In the gospel of Matthew, chapter 20, verses 17 and following, Jesus is on his final journey to Jerusalem. Jesus told his disciples that in Jerusalem he was going to be betrayed, condemned to death, mocked, beaten, and crucified. Jesus was determined to go. As he and his disciples were leaving Jericho toward Jerusalem, two blind men on the side of the road cried out to Jesus for mercy. “Jesus had compassion on them and touched their eyes. Immediately they received their sight.” It is difficult to imagine the weight of grief in the heart of the Son of God during this journey toward his death. Yet in the midst of his own suffering he showed compassion on two fellow sufferers.
As I read this text this past Thursday morning I thought about the children who are patients of St. Jude Children’s Research Hospital. Often I have observed these children, in the midst of their own suffering, showing compassion to other children who are their fellow sufferers. The weight of suffering carried by the parents of these children is beyond description. I have witnessed these parents, in the midst of their suffering, extend compassion to parents who are also suffering under the weight of their own children’s life-threatening illness.
After reading this text in Matthew, I went to St. Jude for my weekly volunteer shift. Making my initial rounds I spotted a mom and dad I see often. Dad was pushing the stroller carrying their little baby who had surgery shortly after birth to remove a brain tumor. The child has been undergoing chemo treatments.

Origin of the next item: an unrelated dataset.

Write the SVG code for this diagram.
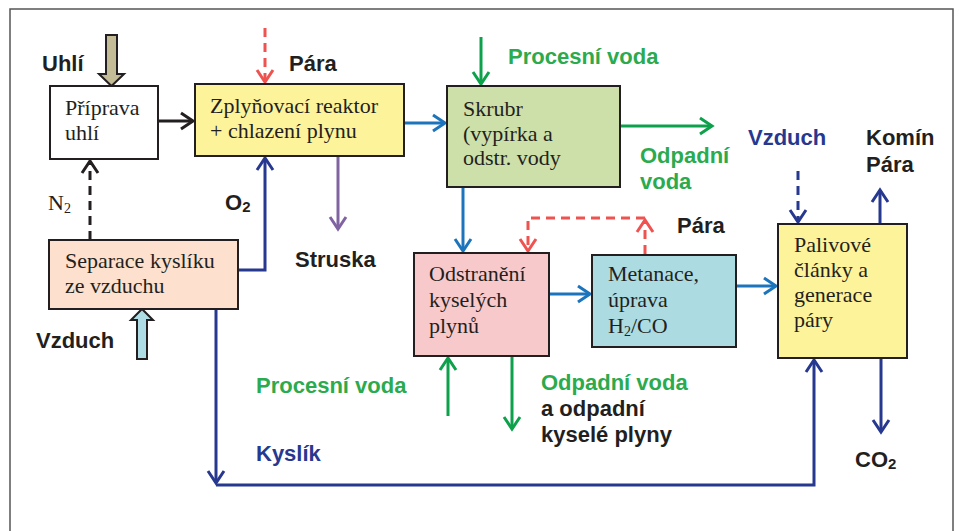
<svg xmlns="http://www.w3.org/2000/svg" width="959" height="531" viewBox="0 0 959 531">
<style>
.box{stroke:#231F20;stroke-width:2}
.t{font-family:"Liberation Serif","Times New Roman",serif;font-size:22px;fill:#231F20}
.b{font-family:"Liberation Sans",Arial,sans-serif;font-weight:bold;font-size:22px;fill:#231F20}
.gt{fill:#2BAA4E}
.bt{fill:#26388F}
.ln{fill:none;stroke-width:3}
.k{stroke:#231F20}
.r{stroke:#EF5350}
.db{stroke:#26388F}
.bl{stroke:#1C75BC}
.g{stroke:#0DA14B}
.p{stroke:#8064A2}
.dash{stroke-dasharray:9 6}
</style>
<defs>
<marker id="mk" markerUnits="userSpaceOnUse" markerWidth="20" markerHeight="20" refX="14" refY="10" orient="auto"><path d="M2,2 L14,10 L2,18" fill="none" stroke="#231F20" stroke-width="3"/></marker>
<marker id="mr" markerUnits="userSpaceOnUse" markerWidth="20" markerHeight="20" refX="14" refY="10" orient="auto"><path d="M2,2 L14,10 L2,18" fill="none" stroke="#EF5350" stroke-width="3"/></marker>
<marker id="mdb" markerUnits="userSpaceOnUse" markerWidth="20" markerHeight="20" refX="14" refY="10" orient="auto"><path d="M2,2 L14,10 L2,18" fill="none" stroke="#26388F" stroke-width="3"/></marker>
<marker id="mbl" markerUnits="userSpaceOnUse" markerWidth="20" markerHeight="20" refX="14" refY="10" orient="auto"><path d="M2,2 L14,10 L2,18" fill="none" stroke="#1C75BC" stroke-width="3"/></marker>
<marker id="mg" markerUnits="userSpaceOnUse" markerWidth="20" markerHeight="20" refX="14" refY="10" orient="auto"><path d="M2,2 L14,10 L2,18" fill="none" stroke="#0DA14B" stroke-width="3"/></marker>
<marker id="mp" markerUnits="userSpaceOnUse" markerWidth="20" markerHeight="20" refX="14" refY="10" orient="auto"><path d="M2,2 L14,10 L2,18" fill="none" stroke="#8064A2" stroke-width="3"/></marker>
</defs>
<rect width="959" height="531" fill="#fff"/>
<path d="M10,531 V9 H953 V531" fill="none" stroke="#555" stroke-width="1.5"/>

<g id="connectors">
<path class="ln k" d="M158,121 H193" marker-end="url(#mk)"/>
<path class="ln k dash" d="M90,240 V161" marker-end="url(#mk)"/>
<path class="ln r dash" d="M265,28 V82" marker-end="url(#mr)"/>
<path class="ln db" d="M238,270 H265 V158" marker-end="url(#mdb)"/>
<path class="ln p" d="M338,156 V229" marker-end="url(#mp)"/>
<path class="ln bl" d="M404,123 H445" marker-end="url(#mbl)"/>
<path class="ln g" d="M481,37 V84" marker-end="url(#mg)"/>
<path class="ln g" d="M620,126 H712" marker-end="url(#mg)"/>
<path class="ln bl" d="M463,187 V251" marker-end="url(#mbl)"/>
<path class="ln r dash" d="M645,254 V220" marker-end="url(#mr)"/>
<path class="ln r dash" d="M645,218 H528 V251" marker-end="url(#mr)"/>
<path class="ln bl" d="M549,294 H590" marker-end="url(#mbl)"/>
<path class="ln bl" d="M736,286 H776" marker-end="url(#mbl)"/>
<path class="ln db dash" d="M798,171 V222" marker-end="url(#mdb)"/>
<path class="ln db" d="M880,224 V190" marker-end="url(#mdb)"/>
<path class="ln db" d="M881,358 V432" marker-end="url(#mdb)"/>
<path class="ln db" d="M216,309 V483" marker-end="url(#mdb)"/>
<path class="ln db" d="M216,485 H814 V360" marker-end="url(#mdb)"/>
<path class="ln g" d="M448,416 V358" marker-end="url(#mg)"/>
<path class="ln g" d="M512,356 V429" marker-end="url(#mg)"/>
<path d="M106,35 H117 V74 H124 L111.5,86 L99,74 H106 Z" fill="#C4BC96" stroke="#231F20" stroke-width="2"/>
<path d="M137,359 H147 V320 H153 L142,309 L131,320 H137 Z" fill="#AEDDE5" stroke="#231F20" stroke-width="2"/>
</g>

<g id="priprava">
<rect class="box" x="50" y="86" width="108" height="73" fill="#fff"/>
<text class="t" x="65" y="115">Příprava</text>
<text class="t" x="65" y="140">uhlí</text>
</g>
<g id="zplynovaci">
<rect class="box" x="195" y="84" width="209" height="72" fill="#FDF39B"/>
<text class="t" x="210" y="113">Zplyňovací reaktor</text>
<text class="t" x="210" y="138">+ chlazení plynu</text>
</g>
<g id="skrubr">
<rect class="box" x="447" y="86" width="173" height="101" fill="#CDE0A9"/>
<text class="t" x="463" y="116">Skrubr</text>
<text class="t" x="463" y="141">(vypírka a</text>
<text class="t" x="463" y="165">odstr. vody</text>
</g>
<g id="separace">
<rect class="box" x="49" y="240" width="189" height="69" fill="#FDE1CE"/>
<text class="t" x="65" y="268">Separace kyslíku</text>
<text class="t" x="65" y="293">ze vzduchu</text>
</g>
<g id="odstraneni">
<rect class="box" x="414" y="253" width="135" height="103" fill="#F8C9CB"/>
<text class="t" x="429" y="281">Odstranění</text>
<text class="t" x="429" y="307">kyselých</text>
<text class="t" x="429" y="333">plynů</text>
</g>
<g id="metanace">
<rect class="box" x="592" y="255" width="144" height="92" fill="#ADDBE2"/>
<text class="t" x="608" y="281">Metanace,</text>
<text class="t" x="608" y="307">úprava</text>
<text class="t" x="608" y="333">H<tspan font-size="14" dy="3">2</tspan><tspan dy="-3">/CO</tspan></text>
</g>
<g id="palivove">
<rect class="box" x="778" y="224" width="129" height="134" fill="#FDF39B"/>
<text class="t" x="794" y="252">Palivové</text>
<text class="t" x="794" y="277">články a</text>
<text class="t" x="794" y="302">generace</text>
<text class="t" x="794" y="327">páry</text>
</g>

<g id="labels">
<text class="b" x="42" y="71">Uhlí</text>
<text class="b" x="289" y="71">Pára</text>
<text class="t" x="48" y="210">N<tspan font-size="14" dy="3">2</tspan></text>
<text class="b" x="225" y="210">O<tspan font-size="15" dy="2">2</tspan></text>
<text class="b" x="295" y="267">Struska</text>
<text class="b gt" x="508" y="64">Procesní voda</text>
<text class="b gt" x="640" y="163">Odpadní</text>
<text class="b gt" x="640" y="189">voda</text>
<text class="b bt" x="748" y="145">Vzduch</text>
<text class="b" x="866" y="145">Komín</text>
<text class="b" x="866" y="172">Pára</text>
<text class="b" x="677" y="233">Pára</text>
<text class="b" x="36" y="348">Vzduch</text>
<text class="b gt" x="256" y="393">Procesní voda</text>
<text class="b bt" x="256" y="461">Kyslík</text>
<text class="b gt" x="541" y="390">Odpadní voda</text>
<text class="b" x="541" y="416">a odpadní</text>
<text class="b" x="541" y="442">kyselé plyny</text>
<text class="b" x="855" y="467">CO<tspan font-size="15" dy="2">2</tspan></text>
</g>
</svg>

Mom was holding the hand of another young child who is well. I waved them down. Mom continued on to the surgical waiting area. Dad and I talked a minute. Their baby is outpatient and had no appointments that day. They came to the hospital to sit with parents of another patient who was having surgery. In the midst of their suffering this mom and dad were showing compassion to fellow sufferers.
Reading of the compassion of Jesus in the midst of his suffering humbled me. Witnessing the compassion of children with pediatric cancer and the compassion of their parents, compassion from the suffering to the suffering, humbles me. During a time when we understand self-centeredness, the suffering reach out with compassion from hearts large enough for fellow sufferers. I am moved by the capacity for compassion in the hearts of the suffering. My heart is humbled in awe of such unselfishness. Humbled in awe of such love and compassion. Humbled in awe of such Christ-likeness.